(EXERCISE TASK):
Take the lines from the top down to and including the one with "4.97e6, 5.02e6, 4.99e6];" and repeat them exactly. Omit images.

(PROVIDED MATERIAL):
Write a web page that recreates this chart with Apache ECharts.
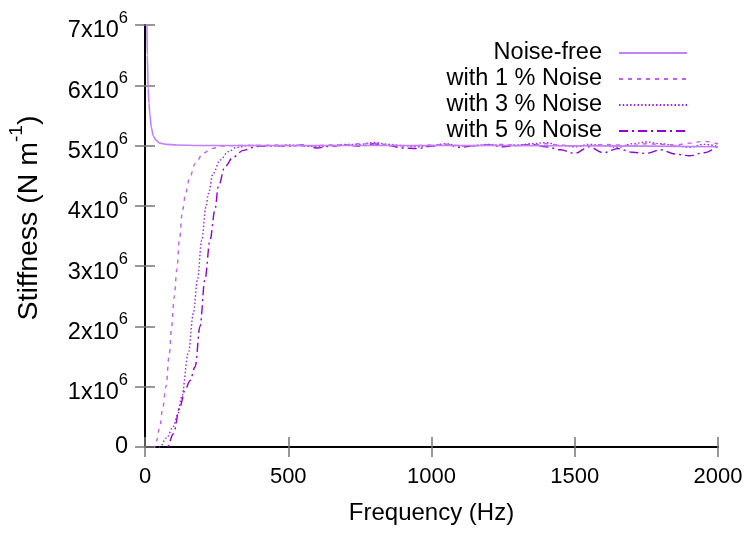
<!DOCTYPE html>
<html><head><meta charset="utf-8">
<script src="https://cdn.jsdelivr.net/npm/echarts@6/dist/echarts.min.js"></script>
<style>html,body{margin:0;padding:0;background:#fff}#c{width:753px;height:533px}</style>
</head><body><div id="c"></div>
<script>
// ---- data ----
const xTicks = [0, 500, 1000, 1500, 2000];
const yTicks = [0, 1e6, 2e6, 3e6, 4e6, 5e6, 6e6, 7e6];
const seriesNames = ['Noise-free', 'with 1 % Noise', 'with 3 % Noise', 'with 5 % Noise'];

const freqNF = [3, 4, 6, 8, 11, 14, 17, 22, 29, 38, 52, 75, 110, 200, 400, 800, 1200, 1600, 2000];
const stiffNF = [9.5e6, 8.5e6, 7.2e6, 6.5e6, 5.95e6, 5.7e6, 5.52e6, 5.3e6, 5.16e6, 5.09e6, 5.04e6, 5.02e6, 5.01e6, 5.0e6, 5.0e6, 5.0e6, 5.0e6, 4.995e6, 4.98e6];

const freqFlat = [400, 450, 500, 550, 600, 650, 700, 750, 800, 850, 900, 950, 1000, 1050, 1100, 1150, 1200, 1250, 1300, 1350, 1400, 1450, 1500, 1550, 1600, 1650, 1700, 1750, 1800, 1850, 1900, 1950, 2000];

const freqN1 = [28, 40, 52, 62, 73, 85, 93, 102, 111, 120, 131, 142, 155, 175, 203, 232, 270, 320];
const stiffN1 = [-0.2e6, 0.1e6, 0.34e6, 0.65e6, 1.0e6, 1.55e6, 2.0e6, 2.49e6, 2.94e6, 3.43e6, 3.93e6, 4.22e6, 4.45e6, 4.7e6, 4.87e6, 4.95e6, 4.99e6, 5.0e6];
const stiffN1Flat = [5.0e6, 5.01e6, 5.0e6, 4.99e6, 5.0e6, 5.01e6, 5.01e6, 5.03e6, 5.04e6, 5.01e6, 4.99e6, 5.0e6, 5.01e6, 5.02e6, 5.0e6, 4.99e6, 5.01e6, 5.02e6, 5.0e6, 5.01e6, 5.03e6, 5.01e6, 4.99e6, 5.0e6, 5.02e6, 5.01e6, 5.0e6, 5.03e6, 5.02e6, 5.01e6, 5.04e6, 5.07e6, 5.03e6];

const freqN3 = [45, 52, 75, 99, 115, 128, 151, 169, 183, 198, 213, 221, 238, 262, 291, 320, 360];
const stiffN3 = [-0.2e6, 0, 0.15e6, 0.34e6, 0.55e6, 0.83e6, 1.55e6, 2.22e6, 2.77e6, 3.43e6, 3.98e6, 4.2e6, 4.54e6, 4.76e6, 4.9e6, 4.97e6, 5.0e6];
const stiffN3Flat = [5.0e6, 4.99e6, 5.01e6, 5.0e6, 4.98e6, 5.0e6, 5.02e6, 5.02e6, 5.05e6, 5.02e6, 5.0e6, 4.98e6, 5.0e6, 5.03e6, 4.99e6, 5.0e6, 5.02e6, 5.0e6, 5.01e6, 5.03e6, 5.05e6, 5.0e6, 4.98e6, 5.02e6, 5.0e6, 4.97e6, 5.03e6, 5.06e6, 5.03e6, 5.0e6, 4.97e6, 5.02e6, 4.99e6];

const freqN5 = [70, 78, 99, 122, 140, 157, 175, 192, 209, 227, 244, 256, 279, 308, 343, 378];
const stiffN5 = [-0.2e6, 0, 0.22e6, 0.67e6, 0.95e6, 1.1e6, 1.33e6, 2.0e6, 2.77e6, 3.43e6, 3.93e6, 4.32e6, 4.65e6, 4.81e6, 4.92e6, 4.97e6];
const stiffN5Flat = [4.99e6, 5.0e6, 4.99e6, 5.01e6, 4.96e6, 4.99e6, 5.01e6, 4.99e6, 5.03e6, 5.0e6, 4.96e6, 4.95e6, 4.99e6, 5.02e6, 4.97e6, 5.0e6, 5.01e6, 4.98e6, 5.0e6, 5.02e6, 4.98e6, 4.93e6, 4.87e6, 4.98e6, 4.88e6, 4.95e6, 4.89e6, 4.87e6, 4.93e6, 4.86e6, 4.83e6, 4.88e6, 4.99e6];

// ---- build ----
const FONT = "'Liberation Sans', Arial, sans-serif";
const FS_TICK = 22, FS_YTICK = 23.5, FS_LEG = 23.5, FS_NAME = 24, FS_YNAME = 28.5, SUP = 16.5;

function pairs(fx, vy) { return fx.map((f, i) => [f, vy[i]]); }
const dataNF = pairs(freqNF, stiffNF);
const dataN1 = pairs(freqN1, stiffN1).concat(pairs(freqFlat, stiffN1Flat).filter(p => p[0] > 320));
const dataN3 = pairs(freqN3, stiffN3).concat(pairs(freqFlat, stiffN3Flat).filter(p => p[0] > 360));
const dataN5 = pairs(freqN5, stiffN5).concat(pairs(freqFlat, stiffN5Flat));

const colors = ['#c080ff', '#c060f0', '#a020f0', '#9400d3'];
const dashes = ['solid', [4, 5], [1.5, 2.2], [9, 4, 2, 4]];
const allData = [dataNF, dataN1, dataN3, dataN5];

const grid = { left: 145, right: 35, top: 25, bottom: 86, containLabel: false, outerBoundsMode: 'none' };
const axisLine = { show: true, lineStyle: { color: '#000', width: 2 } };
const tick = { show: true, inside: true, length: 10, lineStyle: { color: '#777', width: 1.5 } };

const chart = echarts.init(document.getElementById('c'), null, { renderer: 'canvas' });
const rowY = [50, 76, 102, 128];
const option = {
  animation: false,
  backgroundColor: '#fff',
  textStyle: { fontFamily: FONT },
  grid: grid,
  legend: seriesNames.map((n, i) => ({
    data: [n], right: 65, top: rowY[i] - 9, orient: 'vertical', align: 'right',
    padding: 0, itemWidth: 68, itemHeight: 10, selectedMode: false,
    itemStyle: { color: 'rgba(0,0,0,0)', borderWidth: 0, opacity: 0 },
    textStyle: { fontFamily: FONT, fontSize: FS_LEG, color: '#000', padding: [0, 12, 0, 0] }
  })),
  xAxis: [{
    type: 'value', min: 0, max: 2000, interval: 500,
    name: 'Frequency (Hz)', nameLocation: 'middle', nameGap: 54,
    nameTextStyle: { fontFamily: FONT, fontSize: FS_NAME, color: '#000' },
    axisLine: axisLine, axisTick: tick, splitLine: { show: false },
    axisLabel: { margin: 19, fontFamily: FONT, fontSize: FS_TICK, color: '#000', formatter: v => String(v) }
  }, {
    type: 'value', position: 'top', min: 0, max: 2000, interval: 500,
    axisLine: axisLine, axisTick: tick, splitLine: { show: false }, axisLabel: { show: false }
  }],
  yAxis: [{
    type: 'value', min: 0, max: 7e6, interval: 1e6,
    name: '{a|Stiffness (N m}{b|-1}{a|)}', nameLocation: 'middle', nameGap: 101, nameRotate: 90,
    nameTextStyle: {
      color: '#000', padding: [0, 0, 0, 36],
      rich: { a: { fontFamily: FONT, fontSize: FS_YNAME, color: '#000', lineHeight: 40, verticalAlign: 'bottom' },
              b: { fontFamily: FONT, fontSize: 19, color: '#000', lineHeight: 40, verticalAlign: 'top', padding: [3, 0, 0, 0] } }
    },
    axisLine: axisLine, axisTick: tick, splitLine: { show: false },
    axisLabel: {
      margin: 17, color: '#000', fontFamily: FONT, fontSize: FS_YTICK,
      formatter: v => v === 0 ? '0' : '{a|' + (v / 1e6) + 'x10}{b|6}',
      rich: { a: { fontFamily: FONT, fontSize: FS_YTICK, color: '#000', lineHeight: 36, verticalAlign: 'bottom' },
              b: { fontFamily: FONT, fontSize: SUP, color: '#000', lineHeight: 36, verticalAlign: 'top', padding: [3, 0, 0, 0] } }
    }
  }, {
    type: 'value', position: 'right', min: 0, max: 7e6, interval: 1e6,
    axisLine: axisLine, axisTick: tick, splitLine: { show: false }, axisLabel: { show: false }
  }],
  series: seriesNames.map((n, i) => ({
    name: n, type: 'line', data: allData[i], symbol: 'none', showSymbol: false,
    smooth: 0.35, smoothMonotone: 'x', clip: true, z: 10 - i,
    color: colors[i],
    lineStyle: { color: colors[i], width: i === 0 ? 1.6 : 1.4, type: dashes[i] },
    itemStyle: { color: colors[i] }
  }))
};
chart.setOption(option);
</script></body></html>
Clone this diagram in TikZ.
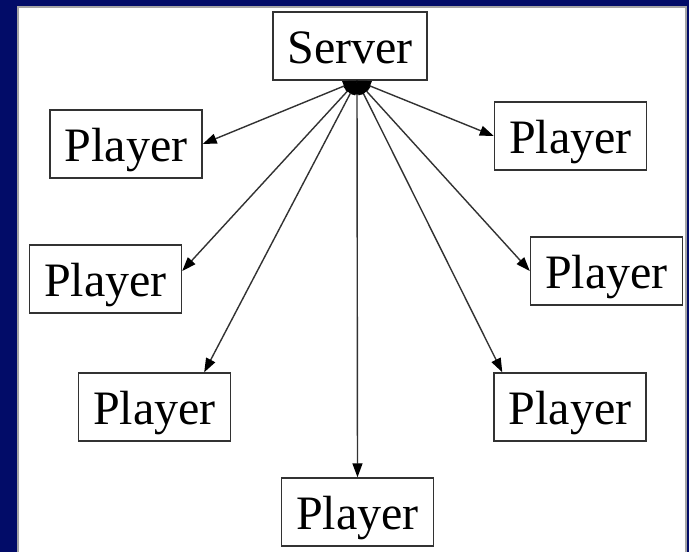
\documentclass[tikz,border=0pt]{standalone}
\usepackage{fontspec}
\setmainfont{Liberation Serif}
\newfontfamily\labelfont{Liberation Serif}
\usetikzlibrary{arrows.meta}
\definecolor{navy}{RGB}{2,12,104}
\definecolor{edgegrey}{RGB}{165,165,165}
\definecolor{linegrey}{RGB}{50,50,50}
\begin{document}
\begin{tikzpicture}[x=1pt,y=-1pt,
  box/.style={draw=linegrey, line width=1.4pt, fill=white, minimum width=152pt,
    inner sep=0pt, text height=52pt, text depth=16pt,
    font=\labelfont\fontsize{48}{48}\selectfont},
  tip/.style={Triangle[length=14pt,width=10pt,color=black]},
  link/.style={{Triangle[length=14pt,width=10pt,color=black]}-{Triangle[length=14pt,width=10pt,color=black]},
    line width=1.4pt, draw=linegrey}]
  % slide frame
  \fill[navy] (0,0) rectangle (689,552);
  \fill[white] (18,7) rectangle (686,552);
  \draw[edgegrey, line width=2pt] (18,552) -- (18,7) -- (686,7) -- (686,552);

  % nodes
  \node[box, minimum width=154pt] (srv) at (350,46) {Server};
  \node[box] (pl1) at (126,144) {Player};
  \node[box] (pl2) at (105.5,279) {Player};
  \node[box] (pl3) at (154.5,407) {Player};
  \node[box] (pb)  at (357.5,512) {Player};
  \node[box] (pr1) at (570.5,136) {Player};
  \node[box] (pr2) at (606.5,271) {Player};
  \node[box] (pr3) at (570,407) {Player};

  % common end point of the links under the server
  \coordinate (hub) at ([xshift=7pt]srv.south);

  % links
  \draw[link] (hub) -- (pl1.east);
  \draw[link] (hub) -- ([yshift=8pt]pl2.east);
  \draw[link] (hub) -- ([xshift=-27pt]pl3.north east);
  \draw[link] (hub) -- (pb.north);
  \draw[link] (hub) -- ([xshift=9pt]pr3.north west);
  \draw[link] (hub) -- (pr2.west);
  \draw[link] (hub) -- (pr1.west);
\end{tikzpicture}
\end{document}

(RIGHT ANSWER):
Write a web page that recreates this chart with Apache ECharts.
<!DOCTYPE html>
<html><head><meta charset="utf-8">
<script src="https://cdn.jsdelivr.net/npm/echarts@6/dist/echarts.min.js"></script>
<style>html,body{margin:0;padding:0;background:#fff}#c{width:753px;height:533px}</style>
</head><body><div id="c"></div>
<script>
// ---- data ----
const xTicks = [0, 500, 1000, 1500, 2000];
const yTicks = [0, 1e6, 2e6, 3e6, 4e6, 5e6, 6e6, 7e6];
const seriesNames = ['Noise-free', 'with 1 % Noise', 'with 3 % Noise', 'with 5 % Noise'];

const freqNF = [3, 4, 6, 8, 11, 14, 17, 22, 29, 38, 52, 75, 110, 200, 400, 800, 1200, 1600, 2000];
const stiffNF = [9.5e6, 8.5e6, 7.2e6, 6.5e6, 5.95e6, 5.7e6, 5.52e6, 5.3e6, 5.16e6, 5.09e6, 5.04e6, 5.02e6, 5.01e6, 5.0e6, 5.0e6, 5.0e6, 5.0e6, 4.995e6, 4.98e6];

const freqFlat = [400, 450, 500, 550, 600, 650, 700, 750, 800, 850, 900, 950, 1000, 1050, 1100, 1150, 1200, 1250, 1300, 1350, 1400, 1450, 1500, 1550, 1600, 1650, 1700, 1750, 1800, 1850, 1900, 1950, 2000];

const freqN1 = [28, 40, 52, 62, 73, 85, 93, 102, 111, 120, 131, 142, 155, 175, 203, 232, 270, 320];
const stiffN1 = [-0.2e6, 0.1e6, 0.34e6, 0.65e6, 1.0e6, 1.55e6, 2.0e6, 2.49e6, 2.94e6, 3.43e6, 3.93e6, 4.22e6, 4.45e6, 4.7e6, 4.87e6, 4.95e6, 4.99e6, 5.0e6];
const stiffN1Flat = [5.0e6, 5.01e6, 5.0e6, 4.99e6, 5.0e6, 5.01e6, 5.01e6, 5.03e6, 5.04e6, 5.01e6, 4.99e6, 5.0e6, 5.01e6, 5.02e6, 5.0e6, 4.99e6, 5.01e6, 5.02e6, 5.0e6, 5.01e6, 5.03e6, 5.01e6, 4.99e6, 5.0e6, 5.02e6, 5.01e6, 5.0e6, 5.03e6, 5.02e6, 5.01e6, 5.04e6, 5.07e6, 5.03e6];

const freqN3 = [45, 52, 75, 99, 115, 128, 151, 169, 183, 198, 213, 221, 238, 262, 291, 320, 360];
const stiffN3 = [-0.2e6, 0, 0.15e6, 0.34e6, 0.55e6, 0.83e6, 1.55e6, 2.22e6, 2.77e6, 3.43e6, 3.98e6, 4.2e6, 4.54e6, 4.76e6, 4.9e6, 4.97e6, 5.0e6];
const stiffN3Flat = [5.0e6, 4.99e6, 5.01e6, 5.0e6, 4.98e6, 5.0e6, 5.02e6, 5.02e6, 5.05e6, 5.02e6, 5.0e6, 4.98e6, 5.0e6, 5.03e6, 4.99e6, 5.0e6, 5.02e6, 5.0e6, 5.01e6, 5.03e6, 5.05e6, 5.0e6, 4.98e6, 5.02e6, 5.0e6, 4.97e6, 5.03e6, 5.06e6, 5.03e6, 5.0e6, 4.97e6, 5.02e6, 4.99e6];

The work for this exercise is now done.